Scientists from MIPT, the AIRI Institute of Artificial Intelligence, and the Federal Research Center "Informatics and Management" of the Russian Academy of Sciences have developed a method for controlling a robotic system that performs its actions based on text instructions and visual information.
Further development of this methodology will allow the creation of robots for the autonomous execution of complex multi-step operations without human intervention. So far, no one in the world has succeeded in this, but prototypes of such robots are being developed both in Russia and in other countries.
According to the MIPT press service, the methodology is based on a bimodal transformer architecture. It was initially trained in a number of skills: text translation, answering questions about images, image generation, and a number of others.
When a new modality was added to control the robot, the robotic system was able to navigate in unfamiliar environments and independently determine the algorithm of actions to solve the task. A scientific paper describing the method was published in the international journal IEEE Access.

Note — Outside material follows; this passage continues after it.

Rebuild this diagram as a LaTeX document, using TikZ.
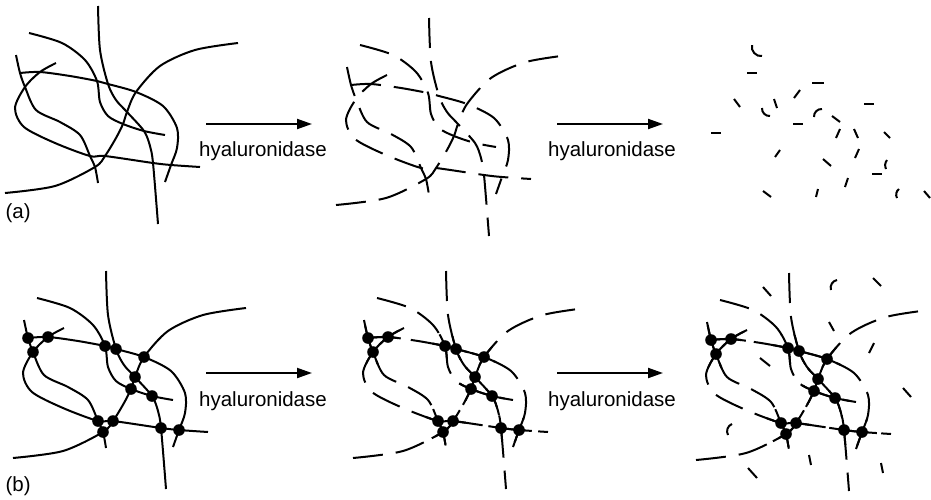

MIPT notes that the model in the scientific work was a robotic arm with six degrees of freedom. It had to sort objects on the table by color and assemble them in a specified area. The robotic arm chose its actions based on text instructions and data from video cameras.
According to the developers, the operating principle of the manipulator training algorithm "resembles the GPT model", but the developed model, instead of text, outputs a sequence of actions for the robot. After each action, the electronic computing device that controls the robotic arm receives feedback from video cameras and then plans a new action.
The novelty of the work is that we used ready-made language models to train the robot - algorithms that help translate natural speech into code that is understandable to the control system. They are neural networks that are pre-trained on large amounts of text data. In our case, the multimodal model RozumFormer was used. Unlike others, it can generate a response to both text queries and those made in the form of images.
RozumFormer was further trained to "understand" the colors of the cubes, the distances to them, and other parameters of the surrounding reality, and it began to control the manipulator. Step-by-step adaptation prepared the neural network so that, receiving feedback from video cameras, it could independently plan further actions and solve the tasks set before it based on the learned algorithms. And it succeeded.
Now, the scientists face the task of training the model to remember chains of longer actions. Subsequently, in the future, this will help robots cope without a human with actions that require a non-standard approach for a robotic system and an instant assessment of the situation. For example, in the simplest version for a robot assistant, this is washing dishes, cleaning, and sorting items by room and by purpose during cleaning.